In personal and social relationships, the need for external validation is so strong that the person feels affected or uncomfortable if others express anything other than appreciation.

For example, the fear of seeing an angry or disappointed friend may lead someone to change his or her behavior or agree to plans that he or she does not really want, just to keep the peace.

This behavior becomes a transaction: you make an effort to make the other person happy and expect things to go your way in return.

When this doesn't happen, the person may feel justified in getting upset, thinking, "I've done everything for you, and this is what I get in return."

Agreeableness as a transaction

In reality, this forced agreeableness hides the fear of not being able to stand up for oneself.

At work, the fear of losing one's job or being seen as imperfect can lead one to accept impossible workloads, which in turn generates stress, demotivation and even burnout.

The person who acts in this way makes their self-esteem dependent on the appreciation of their superiors, giving more importance to what their boss thinks of them than to what they think of themselves.

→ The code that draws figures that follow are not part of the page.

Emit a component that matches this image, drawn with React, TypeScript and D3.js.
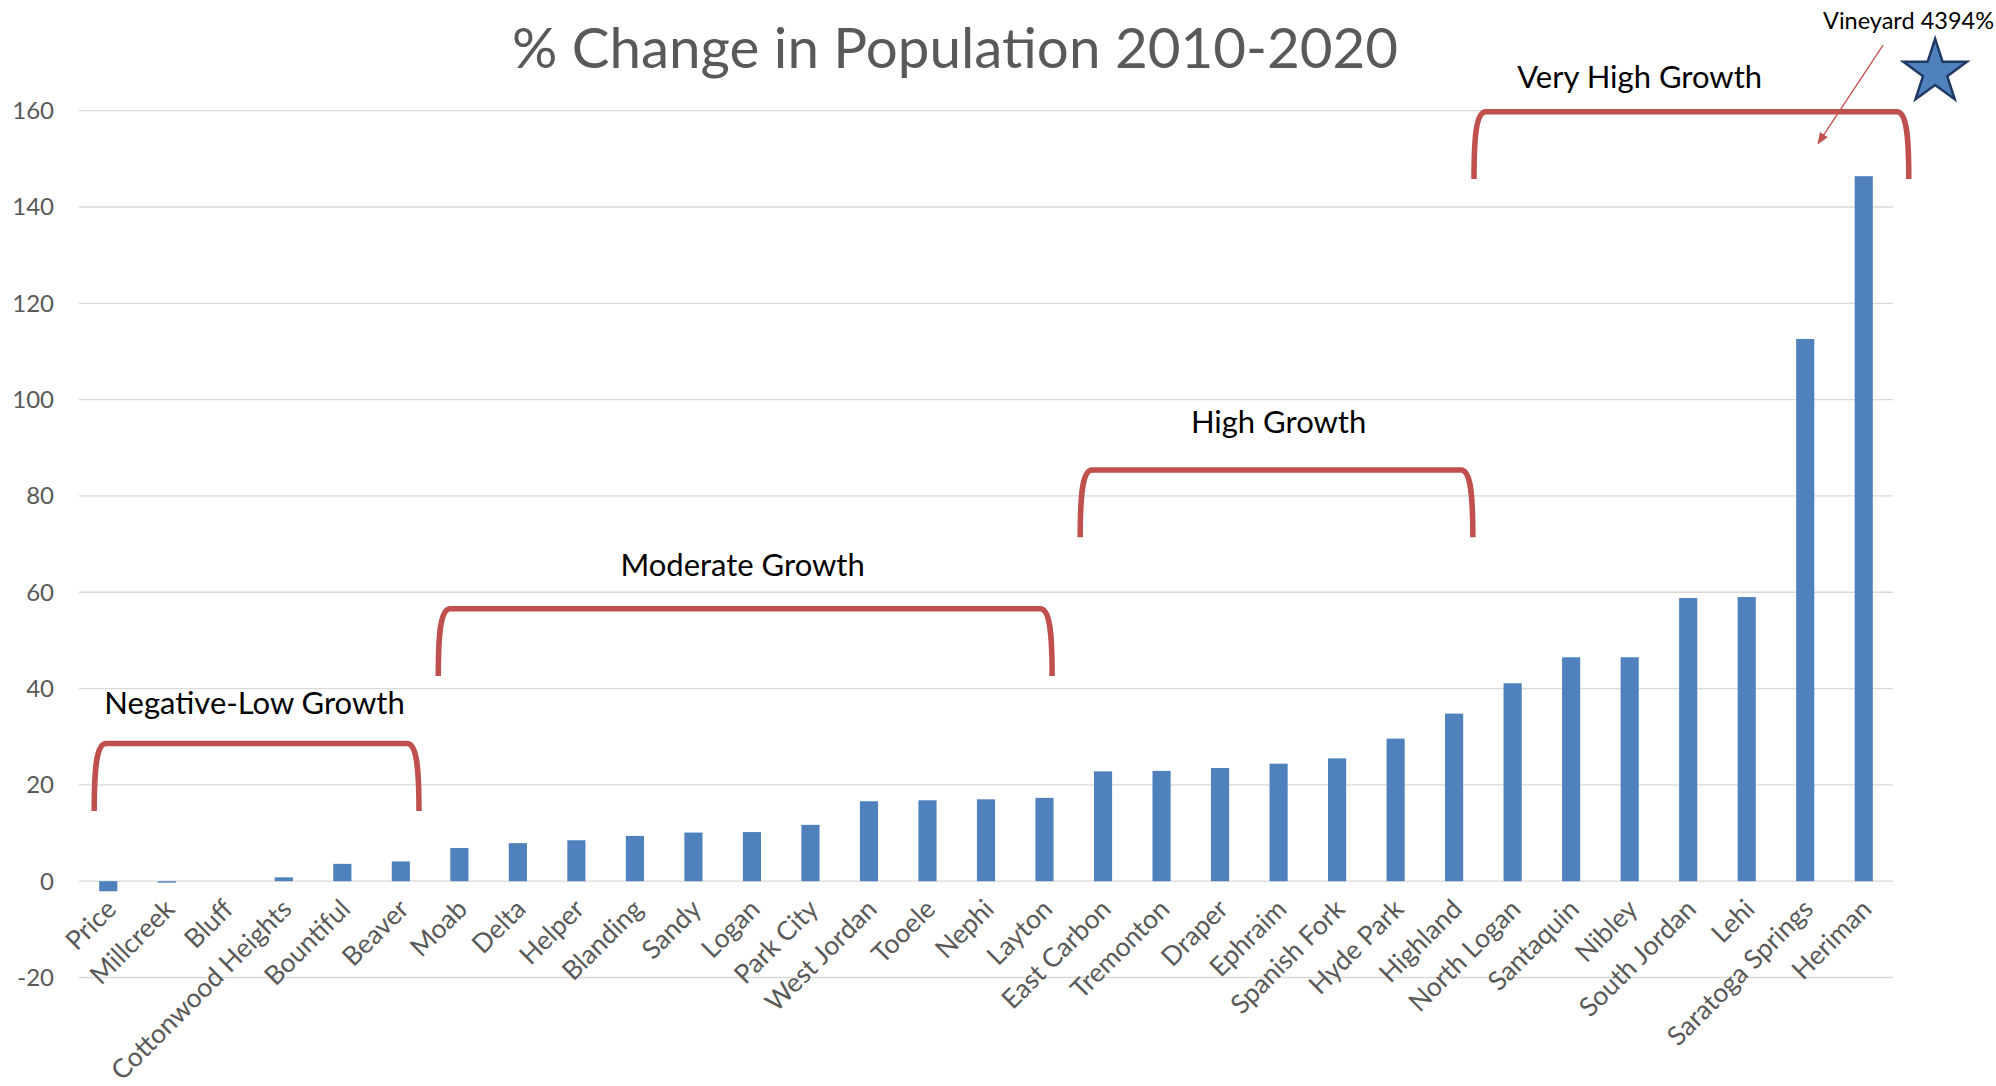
import React from "react";
import * as d3 from "d3";

const cities = [
  "Price", "Millcreek", "Bluff", "Cottonwood Heights", "Bountiful", "Beaver",
  "Moab", "Delta", "Helper", "Blanding", "Sandy", "Logan", "Park City",
  "West Jordan", "Tooele", "Nephi", "Layton", "East Carbon", "Tremonton",
  "Draper", "Ephraim", "Spanish Fork", "Hyde Park", "Highland", "North Logan",
  "Santaquin", "Nibley", "South Jordan", "Lehi", "Saratoga Springs", "Heriman",
];
const pctChange = [
  -2.1, -0.3, 0, 0.8, 3.6, 4.1, 6.9, 7.9, 8.5, 9.4, 10.1, 10.2, 11.7,
  16.6, 16.8, 17.0, 17.3, 22.8, 22.9, 23.5, 24.4, 25.5, 29.6, 34.8, 41.1,
  46.5, 46.5, 58.8, 59.0, 112.6, 146.4,
];
const yTicks = [-20, 0, 20, 40, 60, 80, 100, 120, 140, 160];
const title = "% Change in Population 2010-2020";

// brackets: x in category-index units, y in value units
const bracketLabels = ["Negative-Low Growth", "Moderate Growth", "High Growth", "Very High Growth"];
const bracketX0 = [-0.24, 5.64, 16.61, 23.34];
const bracketX1 = [5.31, 16.13, 23.32, 30.77];
const bracketTop = [28.6, 56.6, 85.4, 159.8];
const bracketBottom = [14.6, 42.6, 71.4, 145.8];
const bracketLabelX = [2.5, 10.84, 20.0, 26.17];
const bracketLabelY = [34.8, 63.4, 93.0, 164.8];

const outlier = { label: "Vineyard 4394%", textY: 177.0, starX: 31.22, starY: 168.0, arrowFrom: [30.33, 173.6], arrowTo: [29.22, 153.2] };

const W = 1996;
const H = 1086;
const BLUE = "#4F81BD";
const RED = "#C0504D";
const GRAY = "#595959";
const FONT = "Lato, 'Open Sans', sans-serif";

export default function App() {
  const x = d3.scaleBand<string>().domain(cities).range([79, 1893]).paddingInner(0).paddingOuter(0);
  const y = d3.scaleLinear().domain([-20, 160]).range([977.5, 110.7]);
  const bw = x.bandwidth();
  const barW = bw * 0.31;
  const cx = (i: number) => (x(cities[0]) as number) + bw / 2 + i * bw;

  const bracketPath = (i: number) => {
    const x0 = cx(bracketX0[i]);
    const x1 = cx(bracketX1[i]);
    const yt = y(bracketTop[i]);
    const yb = y(bracketBottom[i]);
    const r = 12;
    return `M${x0},${yb} C${x0},${yt + 25} ${x0 + 2},${yt} ${x0 + r},${yt} L${x1 - r},${yt} C${x1 - 2},${yt} ${x1},${yt + 25} ${x1},${yb}`;
  };

  const star = d3.symbol().type(d3.symbolStar).size(1250)();

  return (
    <svg width={W} height={H} style={{ position: "absolute", left: 0, top: 0, background: "#fff" }} fontFamily={FONT}>
      <defs>
        <marker id="arrow" viewBox="0 0 10 10" refX="9" refY="5" markerWidth="9" markerHeight="9" orient="auto">
          <path d="M0,1 L10,5 L0,9 z" fill={RED} />
        </marker>
      </defs>
      <rect width={W} height={H} fill="#fff" />
      <text x={955} y={68} textAnchor="middle" fontSize={56.5} fill={GRAY}>{title}</text>
      {yTicks.map((t) => (
        <g key={t}>
          <line x1={79} x2={1893} y1={y(t)} y2={y(t)} stroke="#D9D9D9" strokeWidth={1.3} />
          <text x={54} y={y(t)} dy="0.35em" textAnchor="end" fontSize={24} fill={GRAY}>{t}</text>
        </g>
      ))}
      {cities.map((c, i) => {
        const v = pctChange[i];
        const bx = (x(c) as number) + bw / 2 - barW / 2;
        return (
          <rect key={c} x={bx} y={Math.min(y(v), y(0))} width={barW} height={Math.abs(y(v) - y(0))} fill={BLUE} />
        );
      })}
      {cities.map((c, i) => {
        const tx = (x(c) as number) + bw / 2 + 3;
        const ty = y(0) + 23;
        return (
          <text key={c} x={tx} y={ty} textAnchor="end" fontSize={26.5} fill={GRAY} transform={`rotate(-45 ${tx} ${ty})`} dy="0.35em">
            {c}
          </text>
        );
      })}
      {bracketLabels.map((l, i) => (
        <g key={l}>
          <path d={bracketPath(i)} fill="none" stroke={RED} strokeWidth={5.5} />
          <text x={cx(bracketLabelX[i])} y={y(bracketLabelY[i])} textAnchor="middle" fontSize={31} fill="#000">{l}</text>
        </g>
      ))}
      <text x={W - 2} y={y(outlier.textY)} textAnchor="end" fontSize={23.5} fill="#000">{outlier.label}</text>
      <line x1={cx(outlier.arrowFrom[0])} y1={y(outlier.arrowFrom[1])} x2={cx(outlier.arrowTo[0])} y2={y(outlier.arrowTo[1])} stroke={RED} strokeWidth={1.3} markerEnd="url(#arrow)" />
      <path d={star} transform={`translate(${cx(outlier.starX)},${y(outlier.starY)})`} fill={BLUE} stroke="#1F3864" strokeWidth={2.5} />
    </svg>
  );
}
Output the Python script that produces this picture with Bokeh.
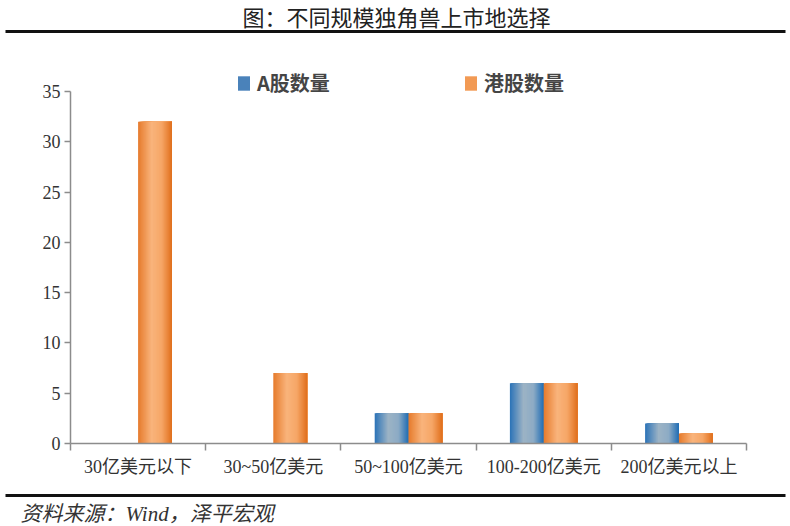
from bokeh.plotting import figure
from bokeh.models import Range1d, FixedTicker, Legend, LegendItem, Label
from bokeh.embed import file_html
from bokeh.resources import INLINE

categories = ["30亿美元以下", "30~50亿美元", "50~100亿美元", "100-200亿美元", "200亿美元以上"]
a_share = [0, 0, 3, 6, 2]
hk_share = [32, 7, 3, 6, 1]
y_ticks = [0, 5, 10, 15, 20, 25, 30, 35]
y_max = 35
series_names = ["A股数量", "港股数量"]
title_text = "图：不同规模独角兽上市地选择"
source_text = "资料来源：Wind，泽平宏观"

W, H = 790, 526
# pixel placement of the axes box on the canvas
AX_L, AX_R, AX_T, AX_B = 70, 746, 91, 443
SERIF_CJK = "'Liberation Serif', 'Noto Sans CJK SC'"
CJK = "'Noto Sans CJK SC'"

ncat = len(categories)
sx = (AX_R - AX_L) / ncat
sy = (AX_B - AX_T) / y_max
x_range = Range1d(-AX_L / sx, (W - AX_L) / sx)
y_range = Range1d(-(H - AX_B) / sy, AX_B / sy)


def dx(px):
    return (px - AX_L) / sx


def dy(py):
    return (AX_B - py) / sy


p = figure(width=W, height=H, x_range=x_range, y_range=y_range,
           output_backend="svg", toolbar_location=None, min_border=0)
p.grid.visible = False
p.outline_line_color = None
p.background_fill_color = "white"
p.border_fill_color = "white"

blue_stops = [(0.0, (0x2b, 0x73, 0xb8)), (0.4, (0x9c, 0xb3, 0xc5)), (0.7, (0x8d, 0xab, 0xc5)),
              (1.0, (0x1f, 0x6d, 0xb4))]
orange_stops = [(0.0, (0xe6, 0x7b, 0x2c)), (0.4, (0xf9, 0xb4, 0x7c)), (0.7, (0xf6, 0xa6, 0x66)),
                (1.0, (0xe0, 0x6f, 0x1c))]


def grad(stops, t):
    for (t0, c0), (t1, c1) in zip(stops[:-1], stops[1:]):
        if t0 <= t <= t1:
            f = (t - t0) / (t1 - t0)
            c = [round(a + (b - a) * f) for a, b in zip(c0, c1)]
            return "#%02x%02x%02x" % tuple(c)
    return "#%02x%02x%02x" % stops[-1][1]


N = 34
bw = 0.25
step = bw / N
for s, (vals, stops) in enumerate([(a_share, blue_stops), (hk_share, orange_stops)]):
    starts = [i + 0.5 + (s - 1) * bw for i in range(ncat)]
    for k in range(N):
        t = (k + 0.5) / N
        p.quad(left=[x0 + k * step for x0 in starts], right=[x0 + bw for x0 in starts],
               top=vals, bottom=0, fill_color=grad(stops, t), line_color=None)

# legend swatches: zero-height bars (invisible in the plot)
zero = [0] * ncat
centers = [i + 0.5 for i in range(ncat)]
leg_blue = p.vbar(x=centers, top=zero, bottom=zero, width=0.01,
                  fill_color="#4a82ba", line_color=None)
leg_orange = p.vbar(x=centers, top=zero, bottom=zero, width=0.01,
                    fill_color="#f29a54", line_color=None)
legend = Legend(items=[LegendItem(label=series_names[0], renderers=[leg_blue]),
                       LegendItem(label=series_names[1], renderers=[leg_orange])],
                orientation="horizontal", location=(236, H - 97),
                glyph_width=15, glyph_height=18, label_standoff=6, label_width=206,
                label_height=20, spacing=0, padding=0, margin=0, border_line_color=None,
                background_fill_alpha=0, label_text_font_size="20px",
                label_text_font=CJK, label_text_font_style="bold",
                label_text_color="#454545")
p.add_layout(legend)

axis_col = "#8c8c8c"
p.xaxis.fixed_location = 0
p.xaxis.bounds = (0, ncat)
p.xaxis.ticker = FixedTicker(ticks=centers, minor_ticks=list(range(ncat + 1)))
p.xaxis.major_label_overrides = {c: lab for c, lab in zip(centers, categories)}
p.xaxis.major_tick_out = 0
p.xaxis.major_tick_in = 0
p.xaxis.minor_tick_out = 7
p.xaxis.minor_tick_in = 0
p.xaxis.minor_tick_line_color = axis_col
p.xaxis.axis_line_color = axis_col
p.xaxis.axis_line_width = 1.5
p.xaxis.minor_tick_line_width = 1.5
p.xaxis.major_label_standoff = 6
p.xaxis.major_label_text_font = SERIF_CJK
p.xaxis.major_label_text_font_size = "18px"
p.xaxis.major_label_text_color = "#333333"

p.yaxis.fixed_location = 0
p.yaxis.bounds = (0, y_max)
p.yaxis.ticker = FixedTicker(ticks=y_ticks, minor_ticks=[])
p.yaxis.major_tick_out = 6
p.yaxis.major_tick_in = 0
p.yaxis.minor_tick_out = 0
p.yaxis.minor_tick_in = 0
p.yaxis.major_tick_line_color = axis_col
p.yaxis.axis_line_color = axis_col
p.yaxis.axis_line_width = 1.5
p.yaxis.major_tick_line_width = 1.5
p.yaxis.major_label_standoff = 4
p.yaxis.major_label_text_font = "Liberation Serif"
p.yaxis.major_label_text_font_size = "18px"
p.yaxis.major_label_text_color = "#333333"

# header: title + thick rule
p.add_layout(Label(x=dx(396), y=dy(15), text=title_text, text_align="center",
                   text_baseline="middle", text_font_size="22px",
                   text_color="#222222", text_font=CJK))
p.segment(x0=[dx(5)], y0=[dy(31)], x1=[dx(785)], y1=[dy(31)],
          line_width=3, line_color="#111111", line_cap="butt")
# footer: thick rule + source
p.segment(x0=[dx(5)], y0=[dy(495)], x1=[dx(785)], y1=[dy(495)],
          line_width=3, line_color="#111111", line_cap="butt")
p.add_layout(Label(x=dx(20), y=dy(513), text=source_text, text_align="left",
                   text_baseline="middle", text_font_size="21px",
                   text_font_style="italic", text_color="#333333",
                   text_font=SERIF_CJK))

open("out.html", "w").write(file_html(p, INLINE))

When faced with criticism despite having made a great deal of effort, she often takes it personally, leading her to shut down rather than express her genuine opinions.

Summary

Our behaviors are a reflection of our values. Two key values are agreeableness, which seeks to please others to validate oneself, and authenticity, which is being genuine. The problem arises when agreeableness is practiced at the expense of one's integrity.

Excessive agreeableness stems from insecurity and fear. For example, fear of seeing an angry friend may lead us to agree to plans we don't want. This behavior is a transaction in which we expect others to respond positively.

This forced agreeableness hides the fear of not being able to defend oneself. Accepting impossible workloads for fear of being imperfect can lead to burnout. Self-esteem depends on the approval of others, making it fragile.